Frank also questioned the scientific foundation for setting a conservative catch limit on pollock — a limit now set 67 percent below last year's catch — and suggested allowing fishing up to the overfishing limit pending a stock assessment next year.
Giacalone, the architect of the sectors business plan for the Gloucester-based Seafood Coalition, argued last summer after the pollock catch limits were proposed that the reduced catch would trigger a shutdown of the entire sector system because the catch share system derives from a hard-catch limit base.
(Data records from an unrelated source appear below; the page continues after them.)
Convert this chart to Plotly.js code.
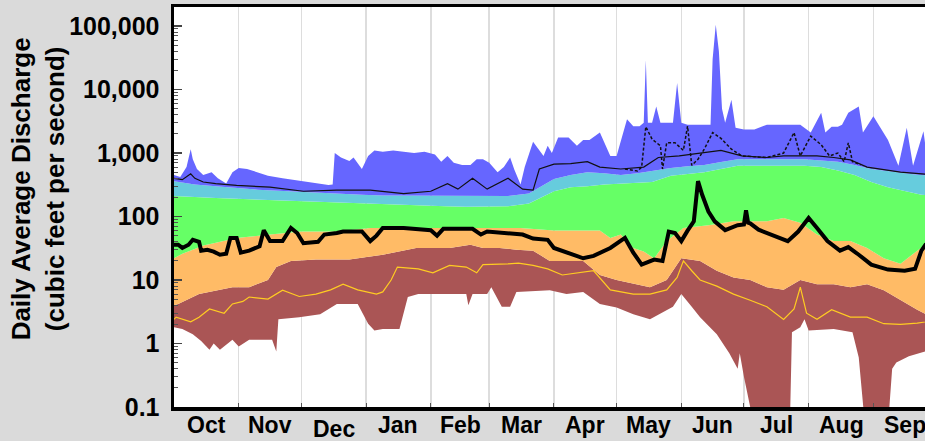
<!DOCTYPE html>
<html><head><meta charset="utf-8">
<script src="https://cdn.plot.ly/plotly-3.0.1.min.js"></script>
<style>html,body{margin:0;padding:0;background:#dadada;overflow:hidden;width:925px;height:441px}</style>
</head><body><div id="chart"></div>
<script>
// Day of water year (0 = Oct 1) and daily discharge (cfs)
const maxDay = [0,3,6,8,9,11,14,18,21,25,28,31,35,40,45,52,60,68,74,76,77,80,84,86,88,90,93,96,100,105,110,115,120,125,128,131,134,138,142,145,148,151,155,158,161,163,166,168,172,175,177,179,181,184,189,193,196,199,204,209,212,217,220,223,225,226,227,229,231,233,236,239,241,243,246,250,254,257,258,259.5,261,262.5,264,267,269,273,278,284,290,296,300,305,310,312,315,318,320,323,328,330,335,342,347,351,354,359,361,365];
const maxQ = [450,420,600,1150,800,560,450,500,400,330,500,580,560,500,440,400,370,340,315,320,1000,850,750,850,700,560,900,1100,1050,1100,1050,1000,1050,950,730,900,700,650,650,800,800,700,500,600,850,550,320,600,1500,1100,900,1300,1000,1750,1750,1300,1600,1600,2100,900,900,3400,2650,2650,3000,29000,3000,3000,5400,3000,3000,3000,12700,3000,2800,2800,2800,2800,30000,105000,40000,5000,3000,6900,2500,2350,2350,2800,2800,2800,2800,2100,4300,2100,2600,2600,2800,4300,5400,2100,3800,1600,630,2500,630,2200,700,650];

const p90Day = [0,10,20,30,40,50,60,70,80,90,100,110,120,130,140,150,160,170,176,182,190,198,206,214,222,230,238,246,254,262,270,286,302,318,326,334,345,355,365];
const p90Q = [360,320,300,280,265,255,245,235,225,220,215,215,215,215,210,210,210,230,300,390,450,500,480,450,480,530,580,620,650,720,800,800,800,730,650,560,500,460,430];

const p75Day = [0,10,20,30,40,50,60,70,80,90,100,110,120,130,140,150,160,170,176,182,190,198,206,214,222,229,238,246,254,262,270,286,302,310,318,326,334,342,350,358,365];
const p75Q = [210,200,195,190,185,180,175,170,165,160,155,150,147,145,143,143,145,160,200,250,290,300,320,330,345,350,440,470,500,560,630,630,630,600,530,450,350,290,250,220,210];

const p25Day = [0,4,9,14,19,30,46,61,78,94,110,124,140,156,166,182,198,204,209,214,220,225,230,236,244,256,268,284,292,300,308,316,324,332,340,348,356,360,365];
const p25Q = [22,26,30,35,38,46,52,58,58,66,66,66,66,66,66,60,60,60,46,52,32,28,22,41,66,73,84,84,95,80,52,41,41,32,22,18,29,36,38];

const p10Day = [0,2,12,28,36,45,49,56,68,84,100,116,132,142,148,156,164,172,180,188,196,204,212,228,236,243,252,260,268,276,284,292,300,308,316,324,332,340,348,356,360,365];
const p10Q = [4.0,4.2,6,7.7,7.7,10,16,20,21,21,25,32,32,36,32,32,30,29,20,20,20,12,10,7.7,10,22,20,14,11,10,7.7,7,10,8.6,8.6,7.7,8.6,6.9,4.8,3.4,2.9,2.8];

const minDay = [0,4,9,13,17,19,22,28,31,36,47,49,50,60,70,78,88,93,96,100,108,112,117,140,141,143,150,152,157,161,164,180,188,196,204,212,220,228,239,243,248,252,260,266,270,271,273,276,277,295,296,300,302,304,316,325,328,331,342,344,346,352,360,365];
const minQ = [1.8,1.7,1.4,1.1,0.8,1.0,0.8,1.15,0.9,1.15,1.15,0.75,2.4,2.6,2.9,4.2,4.2,2.05,1.6,1.7,1.7,5.4,6,6,4,6,6,7.7,3.8,3.8,6.5,6.9,6,6.5,4.2,3.7,2.9,2.4,3.8,6,3.8,2.6,1.4,0.7,0.4,0.7,0.3,0.1,0.05,0.05,1.5,1.8,2.4,1.6,1.7,1.5,0.6,0.05,0.05,0.4,0.5,0.63,0.75,0.9];

const curDay = [0,2,4,7,9,12,13,16,19,22,25,27,30,32,36,41,43,45,46,52,56,59,62,69,72,78,81,90,92,94,97,100,110,123,126,129,143,147,150,160,167,172,179,182,188,196,201,209,216,220,224,230,234,237,240,243,246,249,251,253,256,259,264,270,273,274,275,276,280,286,294,299,304,308,313,319,323,328,334,342,350,355,358,360,365];
const curQ = [36,36,32,36,43,40,29,30,28,25,26,46,46,27,29,34,61,45,41,41,66,55,38,40,52,55,58,58,50,41,50,66,66,61,50,64,64,52,58,55,52,45,43,32,27,22,24,32,46,27,17.5,21,20,58,55,41,60,84,360,220,120,84,61,73,75,125,80,78,62,52,41,58,95,66,41,29,33,25,17.5,14.6,14,15,29,36,42];

const meanDay = [0,4,8,10,14,20,30,46,62,78,94,110,123,131,136,143,150,160,167,172,175,182,190,198,204,214,225,232,242,252,262,272,284,292,300,308,316,324,332,348,365];
const meanQ = [400,380,470,400,350,330,310,290,250,260,260,230,250,330,270,400,270,400,270,260,560,670,680,730,600,560,600,850,900,1000,1100,900,850,900,900,900,850,780,600,500,450];

const dashDay = [216,222,224,226,229,233,234,236,240,244,246,248,251,254,258,262,267,272,284,292,297,300,305,310,314,318,321,323,325,329];
const dashQ = [560,520,600,2600,1650,1300,560,1450,1450,1100,2650,640,800,1150,2100,1700,1150,900,850,1000,2100,900,1850,1350,900,1000,730,1450,730,650];

const yelDay = [0,1,8,12,17,24,28,33,36,45,52,60,68,75,81,88,97,100,104,107,117,124,132,140,145,148,160,165,172,179,186,193,201,209,220,228,236,241,244,248,252,260,268,276,284,292,297,300,303,308,315,324,332,340,348,356,360,365];
const yelQ = [2.4,2.6,2.2,2.6,3.5,3.0,4.2,4.6,5.4,5.0,6.9,5.5,6.0,7.0,8.6,7.0,6.0,6.5,10,16,15,13,17,16,13,17.5,18,18.5,17,15,12,13,14,7,6,6,7,11,20,14,10,8,6,4.8,3.8,2.4,3.5,7.7,3.0,2.4,3.4,2.6,2.6,2.05,2.0,2.1,2.2,2.3];

const monthStarts = [0,31,61,92,123,151,182,212,243,273,304,335,365];
const monthMids = [15.5,46,76.5,107.5,137,166.5,197,227.5,258,288.5,319.5,350];
const monthLabels = ['Oct','Nov','Dec','Jan','Feb','Mar','Apr','May','Jun','Jul','Aug','Sep'];
const yTickVals = [0.1,1,10,100,1000,10000,100000];
const yTickText = ['0.1','1','10','100','1,000','10,000','100,000'];

const FONT = 'Liberation Sans, Arial, Helvetica, sans-serif';

function band(x, y, color, fill) {
  return {x: x, y: y, type: 'scatter', mode: 'lines', line: {width: 0, color: color},
    fill: fill ? 'tonexty' : 'none', fillcolor: color, hoverinfo: 'skip', showlegend: false};
}
function line(x, y, color, width, dash) {
  return {x: x, y: y, type: 'scatter', mode: 'lines',
    line: {color: color, width: width, dash: dash || 'solid'}, hoverinfo: 'skip', showlegend: false};
}

const traces = [
  band(minDay, minQ, '#aa5555', false),
  band(p10Day, p10Q, '#aa5555', true),
  band(p25Day, p25Q, '#ffbb66', true),
  band(p75Day, p75Q, '#66ff66', true),
  band(p90Day, p90Q, '#66ccdd', true),
  band(maxDay, maxQ, '#6666ff', true),
  line(meanDay, meanQ, '#111111', 1.2),
  line(dashDay, dashQ, '#111111', 1.5, '3px,2px'),
  line(yelDay, yelQ, '#ffcc22', 1.2),
  line(curDay, curQ, '#000000', 4)
];

const minorVals = [];
for (let e = -1; e < 5; e++) for (let m = 2; m <= 9; m++) minorVals.push(m * Math.pow(10, e));

const annotations = monthMids.map((m, i) => ({
  x: m, xref: 'x', y: 0, yref: 'paper', yanchor: 'top', xanchor: 'center',
  yshift: monthLabels[i] === 'Dec' ? -7 : -3,
  text: monthLabels[i], showarrow: false,
  font: {family: FONT, size: 23, color: '#000', weight: 'bold'}
}));
annotations.push({
  text: 'Daily Average Discharge<br>(cubic feet per second)', textangle: -90,
  xref: 'paper', x: -0.178, yref: 'paper', y: 0.545, xanchor: 'center', yanchor: 'middle',
  showarrow: false, font: {family: FONT, size: 26, color: '#000', weight: 'bold'}
});

const layout = {
  width: 960, height: 441,
  margin: {l: 174, r: 24, t: 7, b: 34, pad: 0},
  paper_bgcolor: '#dadada', plot_bgcolor: '#ffffff',
  showlegend: false,
  font: {family: FONT, color: '#000'},
  xaxis: {range: [0, 365], tickvals: monthStarts, showticklabels: false,
    ticks: 'inside', ticklen: 4, tickcolor: '#555', tickwidth: 1,
    showgrid: true, gridcolor: '#dddddd', gridwidth: 1.5,
    showline: true, mirror: true, linecolor: '#000', linewidth: 3.5, zeroline: false},
  yaxis: {type: 'log', range: [-1, 5.3], tickvals: yTickVals, ticktext: yTickText,
    ticks: 'inside', ticklen: 8, tickcolor: '#444', tickwidth: 1.2,
    tickfont: {family: FONT, size: 25, color: '#000', weight: 'bold'},
    ticklabelstandoff: 6,
    minor: {tickvals: minorVals, ticks: 'inside', ticklen: 4, tickcolor: '#555', tickwidth: 1, showgrid: false},
    showgrid: false, showline: true, mirror: true, linecolor: '#000', linewidth: 3.5, zeroline: false},
  annotations: annotations
};

Plotly.newPlot('chart', traces, layout, {staticPlot: true, displayModeBar: false});
</script>
</body></html>
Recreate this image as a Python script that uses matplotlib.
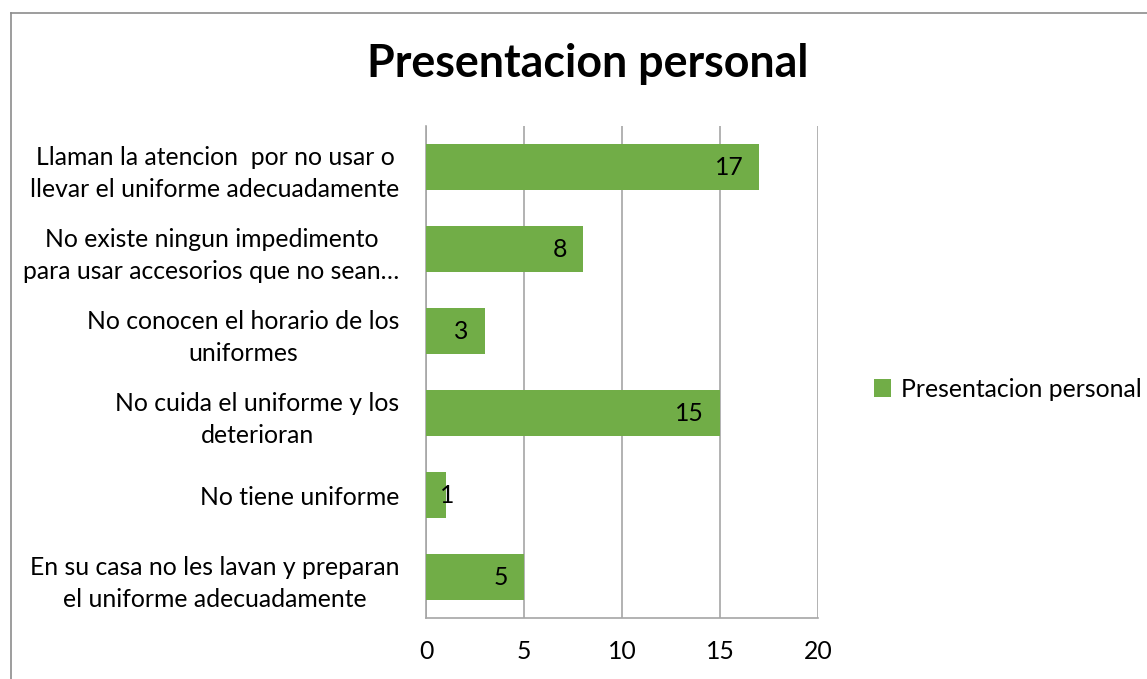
import matplotlib.pyplot as plt
from matplotlib.lines import Line2D

plt.rcParams['font.family'] = ['Lato', 'DejaVu Sans']

categorias = [
    "Llaman la atencion  por no usar o\nllevar el uniforme adecuadamente",
    "No existe ningun impedimento\npara usar accesorios que no sean…",
    "No conocen el horario de los\nuniformes",
    "No cuida el uniforme y los\ndeterioran",
    "No tiene uniforme",
    "En su casa no les lavan y preparan\nel uniforme adecuadamente",
]
valores = [17, 8, 3, 15, 1, 5]
serie = "Presentacion personal"
ticks_x = [0, 5, 10, 15, 20]

verde = '#71AD47'
gris = '#A6A6A6'
tam = 17.8

fig = plt.figure(figsize=(11.47, 6.79), dpi=100)
ax = fig.add_axes([0.3714, 0.0898, 0.3418, 0.7246])

posiciones = list(range(len(categorias)))[::-1]
barras = ax.barh(posiciones, valores, height=0.571, color=verde, label=serie, zorder=3)

ax.set_xlim(0, 20)
ax.set_ylim(-0.5, len(categorias) - 0.5)
ax.set_xticks(ticks_x)
ax.set_yticks(posiciones)
ax.set_yticklabels(categorias, multialignment='center', linespacing=1.45)
ax.tick_params(axis='y', length=0, pad=19, labelsize=tam)
ax.tick_params(axis='x', length=0, pad=16, labelsize=tam)
ax.xaxis.grid(True, color=gris, linewidth=1.2, zorder=0)

for lado in ['top', 'right']:
    ax.spines[lado].set_visible(False)
for lado in ['left', 'bottom']:
    ax.spines[lado].set_color(gris)
    ax.spines[lado].set_linewidth(1.2)

# etiquetas de datos, dentro del extremo
for p, v in zip(posiciones, valores):
    if v >= 2:
        ax.annotate(str(v), (v, p), xytext=(-16, 0), textcoords='offset pixels',
                    ha='right', va='center', fontsize=tam, zorder=4)
    else:
        ax.annotate(str(v), (v, p), xytext=(2, 0), textcoords='offset pixels',
                    ha='center', va='center', fontsize=tam, zorder=4)

fig.text(0.512, 0.906, "Presentacion personal", ha='center', va='center',
         fontsize=32.2, fontweight='bold')

ax.legend(loc='center left', bbox_to_anchor=(1.085, 0.465), frameon=False,
          fontsize=tam, handlelength=0.7, handleheight=0.7, handletextpad=0.4)

# marco del grafico
borde = '#8C8C8C'
fig.add_artist(Line2D([11 / 1147, 11 / 1147], [0, 1 - 13 / 679], color=borde, linewidth=1.2))
fig.add_artist(Line2D([11 / 1147, 1], [1 - 13 / 679, 1 - 13 / 679], color=borde, linewidth=1.2))

fig.savefig('out.png', dpi=100)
Once a species' catch limit is reached in the multispecies groundfishery, fishing must stop.
Giacalone, who was a member of the Frank group that met with Lubchenco, has been highly critical of the catch limits set by the New England Fishery Management Council, and predicted that levels set last summer would force half the fleet out of business.
Frank also wrote that the catch share or sector system was largely without economic analysis.
"Based on the documents that come across my desk," he said, "the economic impacts of many regulations and actions are unclear despite the mandate of National Standard 8 (of the Magnuson-Stevens Act)," which requires conservation policies to "minimize ... to the extent possible ... adverse impacts on fishing communities."
On the same day that Frank's party met with Lubchenco and her aides, David Goethel, a member of the council and a New Hampshire fisherman, was testifying to the same point before U.S. House Subcommittee on Insular Affairs, Oceans and Wildlife,
"In groundfish, we voted an allocation scheme and management regimes in June and the annual catch limits in September; and yet no fisherman has any idea what these mean in terms of their catch and business viability in 2010," he said. "When the individual allocations are finally announced, the outcry and anger will be loud and long."
Pew's critique, meanwhile, was directed at NOAA and the Environmental Defense Fund, which has successfully lobbied the Obama administration to make catch shares the universal tool for fixing diverse fisheries.
"Given our nation's recent disastrous experience with the unintended and negative consequences of deregulation and poor oversight of financial and real estate markets," Pew wrote in a Sept. 4 letter to Lubchenco that was released Tuesday with its white paper on catch shares, "it is imperative that NOAA commit up front to establish rigorous monitoring, oversight and regulation of the new markets that catch share programs will create."
Frank conveyed similar worries.
"I have to state that, while I am generally opposed to sectors as an abstract concept," he wrote, "I am troubled by the lack of specificity in sector planning."